Des caméras très sophistiquées et camouflées ont été retrouvées par des militants au Carnet, où des écologistes luttent contre le bétonnage d’un site naturel. Un dispositif illégal, dont les images accusent la gendarmerie locale.

Les militants se sont rassemblés en août pour organiser un événement visant à dénoncer un projet de bétonnage d'une zone naturelle. De façon tout à fait fortuite un dispositif de surveillance a été découvert par une personne présente ce jour-là. Bottant en touche, les gendarmes ont été de faire croire que ce matériel appartenait à des chasseurs. La peur de Notre-Dame-des-Landes résonne encore dans les têtes...
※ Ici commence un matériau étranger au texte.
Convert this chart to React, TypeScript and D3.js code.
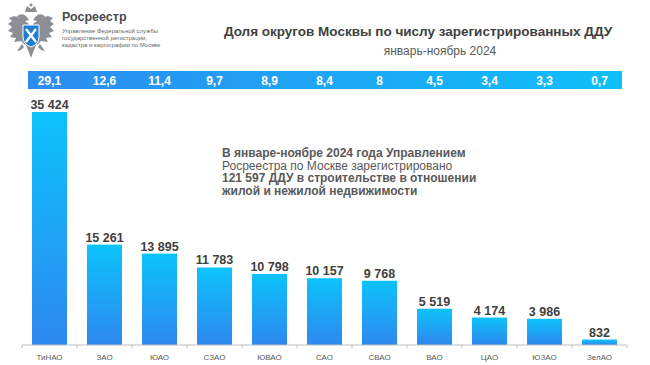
import * as d3 from "d3";

const districts = ["ТиНАО", "ЗАО", "ЮАО", "СЗАО", "ЮВАО", "САО", "СВАО", "ВАО", "ЦАО", "ЮЗАО", "ЗелАО"];
const contracts = [35424, 15261, 13895, 11783, 10798, 10157, 9768, 5519, 4174, 3986, 832];
const shares = ["29,1", "12,6", "11,4", "9,7", "8,9", "8,4", "8", "4,5", "3,4", "3,3", "0,7"];

const noteLines: { text: string; bold: boolean }[] = [
  { text: "В январе-ноябре 2024 года Управлением", bold: true },
  { text: "Росреестра по Москве зарегистрировано", bold: false },
  { text: "121 597 ДДУ в строительстве в отношении", bold: true },
  { text: "жилой и нежилой недвижимости", bold: true },
];

const orgLines = [
  "Управление Федеральной службы",
  "государственной регистрации,",
  "кадастра и картографии по Москве",
];

const W = 650;
const H = 365;
const axisY = 345;
const FONT = "'Liberation Sans', Arial, sans-serif";

// thousands with a plain space: 35 424
const fmt = (v: number) => d3.format(",")(v).replace(/,/g, " ");

function Emblem() {
  const grey = "#8c8f94";
  const wing =
    "M29,24 L22,19 L14,16 L9,18 L12,21 L8,24 L12,27 L8,31 L13,33 L10,37 L16,38 L14,42 L21,41 L25,45 L28,40 Z";
  return (
    <g>
      {/* crown */}
      <path d="M25,12 L27,6 L31,9 L35,6 L37,12 Z" fill={grey} />
      <circle cx={31} cy={5} r={1.6} fill={grey} />
      {/* heads */}
      <path d="M29,20 Q24,12 19,15 L16,17 L20,18 L22,22 Z" fill={grey} />
      <path d="M33,20 Q38,12 43,15 L46,17 L42,18 L40,22 Z" fill={grey} />
      {/* wings */}
      <path d={wing} fill={grey} />
      <path d={wing} fill={grey} transform="translate(62,0) scale(-1,1)" />
      {/* tail and legs */}
      <path d="M26,45 L31,58 L36,45 Z" fill={grey} />
      <path d="M22,44 L17,51 L21,50 L24,47 Z" fill={grey} />
      <path d="M40,44 L45,51 L41,50 L38,47 Z" fill={grey} />
      {/* shield */}
      <path d="M23,25 L39,25 L39,37 Q39,44 31,47 Q23,44 23,37 Z" fill="#1f7ed4" stroke="#ffffff" strokeWidth={1} />
      <path d="M26,29 L36,42 M36,29 L26,42" stroke="#ffffff" strokeWidth={2.4} />
    </g>
  );
}

export default function App() {
  const x = d3
    .scaleBand<string>()
    .domain(districts)
    .range([22, 627])
    .paddingInner(0.364)
    .paddingOuter(0.182);

  const y = d3
    .scaleLinear()
    .domain([0, d3.max(contracts) ?? 0])
    .range([axisY, 112]);

  const step = x.step();
  const ticks = d3.range(districts.length + 1).map((i) => 22 + i * step);

  return (
    <svg width={W} height={H} style={{ position: "absolute", left: 0, top: 0, background: "#ffffff" }}>
      <defs>
        <linearGradient id="barGrad" x1="0" y1="0" x2="0" y2="1">
          <stop offset="0%" stopColor="#0cc3fb" />
          <stop offset="100%" stopColor="#2e88ee" />
        </linearGradient>
        <linearGradient id="bandGrad" x1="0" y1="0" x2="1" y2="0">
          <stop offset="0%" stopColor="#2d8cef" />
          <stop offset="100%" stopColor="#0fbff9" />
        </linearGradient>
      </defs>
      <rect width={W} height={H} fill="#ffffff" />

      <Emblem />
      <text x={62} y={21} fontFamily={FONT} fontSize={12.5} fontWeight="bold" fill="#4a4a4a">
        Росреестр
      </text>
      {orgLines.map((t, i) => (
        <text key={t} x={62} y={33 + i * 6.8} fontFamily={FONT} fontSize={6} fill="#666666">
          {t}
        </text>
      ))}

      <text x={418} y={36} textAnchor="middle" fontFamily={FONT} fontSize={13.5} fontWeight="bold" fill="#404040">
        Доля округов Москвы по числу зарегистрированных ДДУ
      </text>
      <text x={440} y={55} textAnchor="middle" fontFamily={FONT} fontSize={12} fill="#595959">
        январь-ноябрь 2024
      </text>

      {/* share band */}
      <rect x={28} y={71} width={594} height={18} fill="url(#bandGrad)" />
      {districts.map((d, i) => (
        <text
          key={"s" + d}
          x={(x(d) ?? 0) + x.bandwidth() / 2}
          y={84.5}
          textAnchor="middle"
          fontFamily={FONT}
          fontSize={12}
          fontWeight="bold"
          fill="#ffffff"
        >
          {shares[i]}
        </text>
      ))}

      {/* bars */}
      {districts.map((d, i) => (
        <g key={d}>
          <rect
            x={x(d)}
            y={y(contracts[i])}
            width={x.bandwidth()}
            height={axisY - y(contracts[i])}
            fill="url(#barGrad)"
          />
          <text
            x={(x(d) ?? 0) + x.bandwidth() / 2}
            y={y(contracts[i]) - 3}
            textAnchor="middle"
            fontFamily={FONT}
            fontSize={12.5}
            fontWeight="bold"
            fill="#404040"
          >
            {fmt(contracts[i])}
          </text>
          <text
            x={(x(d) ?? 0) + x.bandwidth() / 2}
            y={360}
            textAnchor="middle"
            fontFamily={FONT}
            fontSize={8}
            fill="#595959"
          >
            {d}
          </text>
        </g>
      ))}

      {/* axis */}
      <line x1={22} x2={627} y1={axisY} y2={axisY} stroke="#bfbfbf" strokeWidth={1} />
      {ticks.map((t) => (
        <line key={t} x1={t} x2={t} y1={axisY} y2={axisY + 3} stroke="#bfbfbf" strokeWidth={1} />
      ))}

      {/* note */}
      {noteLines.map((l, i) => (
        <text
          key={l.text}
          x={222}
          y={157 + i * 12.6}
          fontFamily={FONT}
          fontSize={12}
          fontWeight={l.bold ? "bold" : "normal"}
          fill="#595959"
        >
          {l.text}
        </text>
      ))}
    </svg>
  );
}
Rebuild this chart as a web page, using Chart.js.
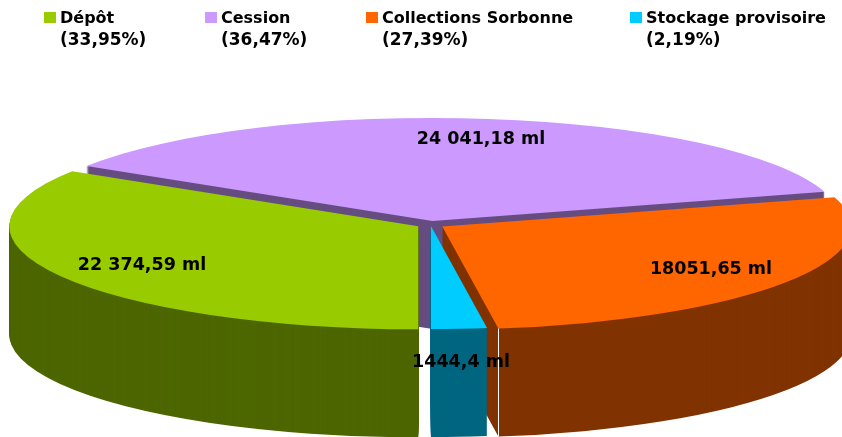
<!DOCTYPE html>
<html>
<head>
<meta charset="utf-8">
<style>
    html, body { margin: 0; padding: 0; background: #fff; }
    canvas { display: block; }
</style>
<script src="https://cdn.jsdelivr.net/npm/chart.js@4"></script>
</head>
<body>
<canvas id="chart-fonds" width="842" height="437"></canvas>
<script>
const categories = ['Dépôt', 'Cession', 'Collections Sorbonne', 'Stockage provisoire'];
const percentLabels = ['(33,95%)', '(36,47%)', '(27,39%)', '(2,19%)'];
const metres = [22374.59, 24041.18, 18051.65, 1444.4];
const valueLabels = ['22 374,59 ml', '24 041,18 ml', '18051,65 ml', '1444,4 ml'];
const topColors = ['#99cc00', '#cc99ff', '#ff6600', '#00ccff'];
const wallColors = ['#4d6600', '#664d80', '#803300', '#006680'];

// layout of the fake 3D pie
const centerX = 430.5;
const centerY = 224.5;
const squash = 0.252;
const wallHeight = 108;
const sliceOffsets = [56, 56, 56, 24];
const drawOrder = [1, 0, 2, 3];
const legendX = [44, 205, 366, 630];
const valueLabelPos = [[142, 265], [481, 139], [711, 269], [461, 362]];
const legendFont = 'bold 16px "DejaVu Sans", Verdana, sans-serif';
const percentFont = 'bold 17px "DejaVu Sans", Verdana, sans-serif';
const valueFont = 'bold 17.5px "DejaVu Sans", Verdana, sans-serif';

function drawSlice(ctx, arc, color, dy) {
    const mid = (arc.startAngle + arc.endAngle) / 2;
    const shift = arc.options.offset / 4;
    let copy = Object.create(arc);
    copy.options = Object.assign({}, arc.options, { backgroundColor: color, offset: 0 });

    ctx.save();
    ctx.translate(centerX, centerY + dy);
    ctx.scale(1, squash);
    ctx.translate(Math.cos(mid) * shift - arc.x, Math.sin(mid) * shift - arc.y);
    copy.draw(ctx);
    ctx.restore();
}

const pie3d = {
    id: 'pie3d',
    beforeDatasetDraw(chart) {
        const ctx = chart.ctx;
        const arcs = chart.getDatasetMeta(0).data;

        drawOrder.forEach((i) => {
            for (let dy = wallHeight; dy > 0; dy--) {
                drawSlice(ctx, arcs[i], wallColors[i], dy);
            }
            drawSlice(ctx, arcs[i], topColors[i], 0);
        });

        // thin white edge where the orange wall turns
        const end = arcs[2];
        const mid = (end.startAngle + end.endAngle) / 2;
        const shift = end.options.offset / 4;
        const x = Math.round(centerX + Math.cos(mid) * shift + Math.cos(end.endAngle) * end.outerRadius) + 0.5;
        const y = centerY + (Math.sin(mid) * shift + Math.sin(end.endAngle) * end.outerRadius) * squash;
        ctx.strokeStyle = '#fff';
        ctx.lineWidth = 1;
        ctx.beginPath();
        ctx.moveTo(x, y);
        ctx.lineTo(x, y + wallHeight);
        ctx.stroke();

        return false;
    },
    afterDraw(chart) {
        const ctx = chart.ctx;
        ctx.save();
        ctx.textBaseline = 'alphabetic';
        ctx.textAlign = 'left';

        categories.forEach((name, i) => {
            ctx.fillStyle = topColors[i];
            ctx.fillRect(legendX[i], 12, 12, 11);
            ctx.fillStyle = '#000';
            ctx.font = legendFont;
            ctx.fillText(name, legendX[i] + 16, 23);
            ctx.font = percentFont;
            ctx.fillText(percentLabels[i], legendX[i] + 16, 45);
        });

        ctx.font = valueFont;
        ctx.textAlign = 'center';
        ctx.textBaseline = 'middle';
        valueLabels.forEach((text, i) => {
            ctx.fillText(text, valueLabelPos[i][0], valueLabelPos[i][1]);
        });
        ctx.restore();
    },
};

new Chart(document.getElementById('chart-fonds'), {
    type: 'pie',
    data: {
        labels: categories,
        datasets: [{
            data: metres,
            backgroundColor: topColors,
            borderWidth: 0,
            offset: sliceOffsets,
            hoverOffset: 0,
        }],
    },
    options: {
        responsive: false,
        animation: false,
        events: [],
        radius: 409,
        rotation: 180,
        plugins: {
            legend: { display: false },
            tooltip: { enabled: false },
        },
    },
    plugins: [pie3d],
});
</script>
</body>
</html>
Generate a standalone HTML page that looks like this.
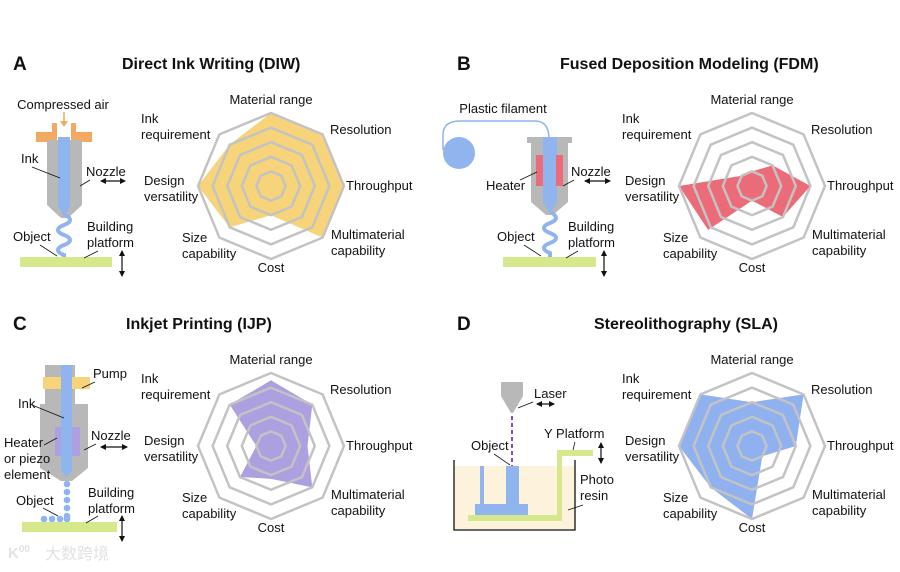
<!DOCTYPE html>
<html><head><meta charset="utf-8"><style>
html,body{margin:0;padding:0;background:#fff;}
svg{display:block;font-family:"Liberation Sans",Arial,sans-serif;}
.t{font-size:13px;fill:#111;}
.h{font-size:16px;font-weight:bold;fill:#111;}
.L{font-size:19px;font-weight:bold;fill:#111;}
.ring{fill:none;stroke:#c3c3c3;stroke-width:2.5;}
</style></head><body>
<svg width="900" height="572" viewBox="0 0 900 572" xmlns="http://www.w3.org/2000/svg">
<defs>
<marker id="ah" markerWidth="6" markerHeight="6" refX="5" refY="3" orient="auto-start-reverse" markerUnits="userSpaceOnUse"><path d="M0,0 L6,3 L0,6 z" fill="#111"/></marker>
<g id="rings">
<polygon class="ring" points="0,-73 51.6,-51.6 73,0 51.6,51.6 0,73 -51.6,51.6 -73,0 -51.6,-51.6"/>
<polygon class="ring" points="0,-58.4 41.3,-41.3 58.4,0 41.3,41.3 0,58.4 -41.3,41.3 -58.4,0 -41.3,-41.3"/>
<polygon class="ring" points="0,-43.8 31,-31 43.8,0 31,31 0,43.8 -31,31 -43.8,0 -31,-31"/>
<polygon class="ring" points="0,-29.2 20.6,-20.6 29.2,0 20.6,20.6 0,29.2 -20.6,20.6 -29.2,0 -20.6,-20.6"/>
<polygon class="ring" points="0,-14.6 10.3,-10.3 14.6,0 10.3,10.3 0,14.6 -10.3,10.3 -14.6,0 -10.3,-10.3"/>
</g>
<g id="labels">
<text class="t" x="0" y="-82" text-anchor="middle">Material range</text>
<text class="t" x="59" y="-52">Resolution</text>
<text class="t" x="75" y="4">Throughput</text>
<text class="t" x="60" y="53">Multimaterial</text>
<text class="t" x="60" y="69">capability</text>
<text class="t" x="0" y="86" text-anchor="middle">Cost</text>
<text class="t" x="-89" y="56">Size</text>
<text class="t" x="-89" y="72">capability</text>
<text class="t" x="-127" y="-1">Design</text>
<text class="t" x="-127" y="15">versatility</text>
<text class="t" x="-130" y="-63">Ink</text>
<text class="t" x="-130" y="-47">requirement</text>
</g>
</defs>

<text class="L" x="13" y="70">A</text>
<text class="h" x="122" y="69">Direct Ink Writing (DIW)</text>
<text class="L" x="457" y="70">B</text>
<text class="h" x="560" y="69">Fused Deposition Modeling (FDM)</text>
<text class="L" x="13" y="330">C</text>
<text class="h" x="126" y="329">Inkjet Printing (IJP)</text>
<text class="L" x="457" y="330">D</text>
<text class="h" x="594" y="329">Stereolithography (SLA)</text>

<g transform="translate(271,186)">
<polygon fill="#f7d47a" transform="scale(73)" points="0,-1 0.707,-0.707 1,0 0.707,0.707 0,0.4 -0.566,0.566 -1,0 -0.566,-0.566"/>
<use href="#rings"/><use href="#labels"/>
</g>
<g transform="translate(752,186)">
<polygon fill="#ec6b78" transform="scale(73)" points="0,-0.2 0.283,-0.283 0.8,0 0.424,0.424 0,0.2 -0.601,0.601 -1,0 -0.141,-0.141"/>
<use href="#rings"/><use href="#labels"/>
</g>
<g transform="translate(271,446)">
<polygon fill="#ad9fe0" transform="scale(73)" points="0,-0.9 0.566,-0.566 0.5,0 0.566,0.566 0,0.45 -0.424,0.424 -0.2,0 -0.566,-0.566"/>
<use href="#rings"/><use href="#labels"/>
</g>
<g transform="translate(752,446)">
<polygon fill="#8fb1ef" transform="scale(73)" points="0,-0.6 0.707,-0.707 0.6,0 0.141,0.141 0,1 -0.566,0.566 -1,0 -0.707,-0.707"/>
<use href="#rings"/><use href="#labels"/>
</g>

<!-- DIW -->
<text class="t" x="63" y="109" text-anchor="middle">Compressed air</text>
<line x1="64" y1="112" x2="64" y2="124" stroke="#f0a860" stroke-width="1.5"/>
<path d="M60,121 L64,127 L68,121 z" fill="#f0a860"/>
<path d="M36,132 L52,132 L52,123 L57,123 L57,142 L36,142 z" fill="#f2aa62"/>
<path d="M92,132 L76,132 L76,123 L71,123 L71,142 L92,142 z" fill="#f2aa62"/>
<path d="M47,140 L82,140 L82,205 L68,218 L61,218 L47,205 z" fill="#b8b8b8"/>
<path d="M58,137 L70,137 L70,205 L66,215 L63,215 L58,205 z" fill="#8fb4ee"/>
<path d="M64,214 C72,218 72,222 64,225 C56,228 56,232 64,235 C72,238 72,242 64,245 C56,248 56,252 64,255 L64,258" fill="none" stroke="#8fb4ee" stroke-width="4"/>
<rect x="20" y="257" width="92" height="10" fill="#d5e88b"/>
<text class="t" x="21" y="163">Ink</text>
<line x1="32" y1="167" x2="60" y2="178" stroke="#111" stroke-width="0.8"/>
<text class="t" x="86" y="176">Nozzle</text>
<line x1="90" y1="180" x2="80" y2="186" stroke="#111" stroke-width="0.8"/>
<line x1="101" y1="181" x2="125" y2="181" stroke="#111" stroke-width="1.2" marker-start="url(#ah)" marker-end="url(#ah)"/>
<text class="t" x="13" y="241">Object</text>
<line x1="40" y1="245" x2="57" y2="256" stroke="#111" stroke-width="0.8"/>
<text class="t" x="87" y="231">Building</text>
<text class="t" x="87" y="247">platform</text>
<line x1="98" y1="251" x2="84" y2="258" stroke="#111" stroke-width="0.8"/>
<line x1="122" y1="251" x2="122" y2="276" stroke="#111" stroke-width="1.2" marker-start="url(#ah)" marker-end="url(#ah)"/>

<!-- FDM -->
<text class="t" x="503" y="113" text-anchor="middle">Plastic filament</text>
<path d="M443,150 L443,135 Q443,121 460,121 L535,121 Q548,121 549,137" fill="none" stroke="#8fb4ee" stroke-width="1.5"/>
<circle cx="459" cy="153" r="16" fill="#8fb4ee"/>
<rect x="527" y="137" width="45" height="6" fill="#b8b8b8"/>
<path d="M531,142 L568,142 L568,202 L553,215 L546,215 L531,202 z" fill="#b8b8b8"/>
<path d="M543,137 L557,137 L557,202 L551,212 L549,212 L543,202 z" fill="#8fb4ee"/>
<rect x="536" y="155" width="7" height="31" fill="#ec6b78"/>
<rect x="556" y="155" width="7" height="31" fill="#ec6b78"/>
<path d="M550,212 C558,216 558,220 550,223 C542,226 542,230 550,233 C558,236 558,240 550,243 C542,246 542,250 550,253 L550,258" fill="none" stroke="#8fb4ee" stroke-width="4"/>
<rect x="503" y="257" width="93" height="10" fill="#d5e88b"/>
<text class="t" x="486" y="190">Heater</text>
<line x1="520" y1="180" x2="537" y2="172" stroke="#111" stroke-width="0.8"/>
<text class="t" x="571" y="176">Nozzle</text>
<line x1="574" y1="180" x2="563" y2="186" stroke="#111" stroke-width="0.8"/>
<line x1="585" y1="181" x2="610" y2="181" stroke="#111" stroke-width="1.2" marker-start="url(#ah)" marker-end="url(#ah)"/>
<text class="t" x="497" y="241">Object</text>
<line x1="524" y1="245" x2="541" y2="256" stroke="#111" stroke-width="0.8"/>
<text class="t" x="568" y="231">Building</text>
<text class="t" x="568" y="247">platform</text>
<line x1="578" y1="251" x2="566" y2="258" stroke="#111" stroke-width="0.8"/>
<line x1="604" y1="251" x2="604" y2="276" stroke="#111" stroke-width="1.2" marker-start="url(#ah)" marker-end="url(#ah)"/>

<!-- IJP -->
<rect x="45" y="365" width="30" height="42" fill="#b8b8b8"/>
<rect x="43" y="377" width="47" height="12" fill="#f7d47a"/>
<path d="M40,404 L88,404 L88,468 L72,481 L61,481 L40,468 z" fill="#b8b8b8"/>
<rect x="55" y="427" width="25" height="29" fill="#ad9fe0"/>
<path d="M61,365 L72,365 L72,470 L67,477 L66,477 L61,470 z" fill="#8fb4ee"/>
<g fill="#8fb4ee">
<circle cx="67" cy="484" r="3.3"/><circle cx="67" cy="492" r="3.3"/><circle cx="67" cy="500" r="3.3"/><circle cx="67" cy="508" r="3.3"/><circle cx="67" cy="516" r="3.3"/>
<circle cx="44" cy="519" r="3.3"/><circle cx="52" cy="519" r="3.3"/><circle cx="60" cy="519" r="3.3"/><circle cx="67" cy="519" r="3.3"/>
</g>
<rect x="22" y="522" width="95" height="10" fill="#d5e88b"/>
<text class="t" x="93" y="378">Pump</text>
<line x1="95" y1="382" x2="82" y2="388" stroke="#111" stroke-width="0.8"/>
<text class="t" x="18" y="408">Ink</text>
<line x1="32" y1="405" x2="64" y2="418" stroke="#111" stroke-width="0.8"/>
<text class="t" x="4" y="447">Heater</text>
<text class="t" x="4" y="463">or piezo</text>
<text class="t" x="4" y="479">element</text>
<line x1="44" y1="445" x2="57" y2="438" stroke="#111" stroke-width="0.8"/>
<text class="t" x="91" y="440">Nozzle</text>
<line x1="96" y1="444" x2="84" y2="450" stroke="#111" stroke-width="0.8"/>
<line x1="101" y1="447" x2="127" y2="447" stroke="#111" stroke-width="1.2" marker-start="url(#ah)" marker-end="url(#ah)"/>
<text class="t" x="16" y="505">Object</text>
<line x1="43" y1="508" x2="58" y2="516" stroke="#111" stroke-width="0.8"/>
<text class="t" x="88" y="497">Building</text>
<text class="t" x="88" y="513">platform</text>
<line x1="98" y1="516" x2="86" y2="523" stroke="#111" stroke-width="0.8"/>
<line x1="122" y1="516" x2="122" y2="541" stroke="#111" stroke-width="1.2" marker-start="url(#ah)" marker-end="url(#ah)"/>

<!-- SLA -->
<rect x="454" y="466" width="121" height="64" fill="#fdf3dc"/>
<polyline points="454,460 454,530 575,530 575,460" fill="none" stroke="#111" stroke-width="1.3"/>
<path d="M501,382 L523,382 L523,396 L513,413 L511,413 L501,396 z" fill="#b8b8b8"/>
<line x1="512" y1="416" x2="512" y2="466" stroke="#8e4cb8" stroke-width="2" stroke-dasharray="4,3"/>
<rect x="480" y="466" width="4" height="40" fill="#8fb4ee"/>
<rect x="506" y="466" width="13" height="40" fill="#8fb4ee"/>
<rect x="475" y="504" width="53" height="11" fill="#8fb4ee"/>
<path d="M468,515 L557,515 L557,450 L593,450 L593,456 L562,456 L562,521 L468,521 z" fill="#d5e88b"/>
<text class="t" x="534" y="398">Laser</text>
<line x1="518" y1="408" x2="533" y2="402" stroke="#111" stroke-width="0.8"/>
<line x1="537" y1="404" x2="554" y2="404" stroke="#111" stroke-width="1.2" marker-start="url(#ah)" marker-end="url(#ah)"/>
<text class="t" x="471" y="450">Object</text>
<line x1="494" y1="454" x2="510" y2="465" stroke="#111" stroke-width="0.8"/>
<text class="t" x="544" y="438">Y Platform</text>
<line x1="575" y1="442" x2="573" y2="450" stroke="#111" stroke-width="0.8"/>
<line x1="601" y1="443" x2="601" y2="463" stroke="#111" stroke-width="1.2" marker-start="url(#ah)" marker-end="url(#ah)"/>
<text class="t" x="580" y="484">Photo</text>
<text class="t" x="580" y="500">resin</text>
<line x1="583" y1="505" x2="568" y2="510" stroke="#111" stroke-width="0.8"/>

<text x="8" y="558" font-size="15" fill="#e2e2e2" font-weight="bold">K<tspan font-size="10" dy="-6">00</tspan></text>
<text x="45" y="559" font-size="16" fill="#e2e2e2" font-family="'Noto Sans CJK SC',sans-serif">大数跨境</text>
</svg>
</body></html>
Source : Au Carnet, des caméras cachées et illégales pour surveiller des écologistes

Outils

Les podcasts ont le vent en poupe et sont devenus en quelques années un support particulièrement adapté aux usages mobiles numériques. Comme souvent dans l'écosystème numérique, des stratégies marketing sont en train d'être mises en place pour pouvoir monétiser l'écoute de balado-diffusion. Seulement, les marketeux sont en train de s'arracher les cheveux car les podcasts rendent difficiles le suivi des utilisateurs et donc la collecte de leurs données. En effet, ils reposent sur la technologie RSS. (Dédicace à Aaron Swartz). En outre la multitude d'outils et d'applis qui existent rend plus difficile la collecte de données. Si certaines applis ont cédé aux sirènes de la collecte et de la transmission de données, il existe encore aujourd'hui beaucoup d'applis qui ne partagent pas les données. Et ça, ça énerve les marketeux. Malheureusement, cela est en train d'évoluer dans le mauvais sens et des dispositifs de tracking sont en train de se déployer dans les applis (collecte d'adresse IP) ou abandon du RSS au profit de plateformes propriétaires.

That’s all changing. Advertisers are projected to spend more than $800 million on podcasts in 2020, and companies are devising ways to provide em with data that will persuade them to spend more. The most common tactics include using IP addresses to identify users, adding tracking URLs to ads, and abandoning RSS in favor of proprietary platforms that already track their users.

L'industrie du podcast est en plein bouleversement et traversée par des questions morales. Si certaines plateformes refusent d'introduire des dispositifs de tracking, d'autres n'hésitent pas à ce servir de cette nouvelle manne pour développer une activité économique basée sur les habitudes d'écoute et centres d'intérêts des utilisateurs. En effet, les podcasts peuvent révéler beaucoup de choses sur nous :

Il existe des podcasts sur la maladie mentale, la toxicomanie, la sexualité, l'endettement et d'autres sujets sensibles. Que savent donc vos podcasts sur vous ?

Progressivement le monde de l'adtech s'est emparé de ce secteur pour le gaver de dispositifs de tracking. Alors que pendant longtemps les podcasts en étaient épargnés, il est désormais possible d'y introduire des publicités dynamiques qui s'adaptent en fonction de l'heure et du lieu de téléchargement du podcast. Les dérives du tracking du web débordent progressivement dans ce secteur et les applis de podcasts tendent à devenir des aspirateurs à données personnelles (accès à la liste complète des podcasts téléchargés, durée d'écoute dépôt de cookies).

Source : Is Your Favorite Podcast Tracking You?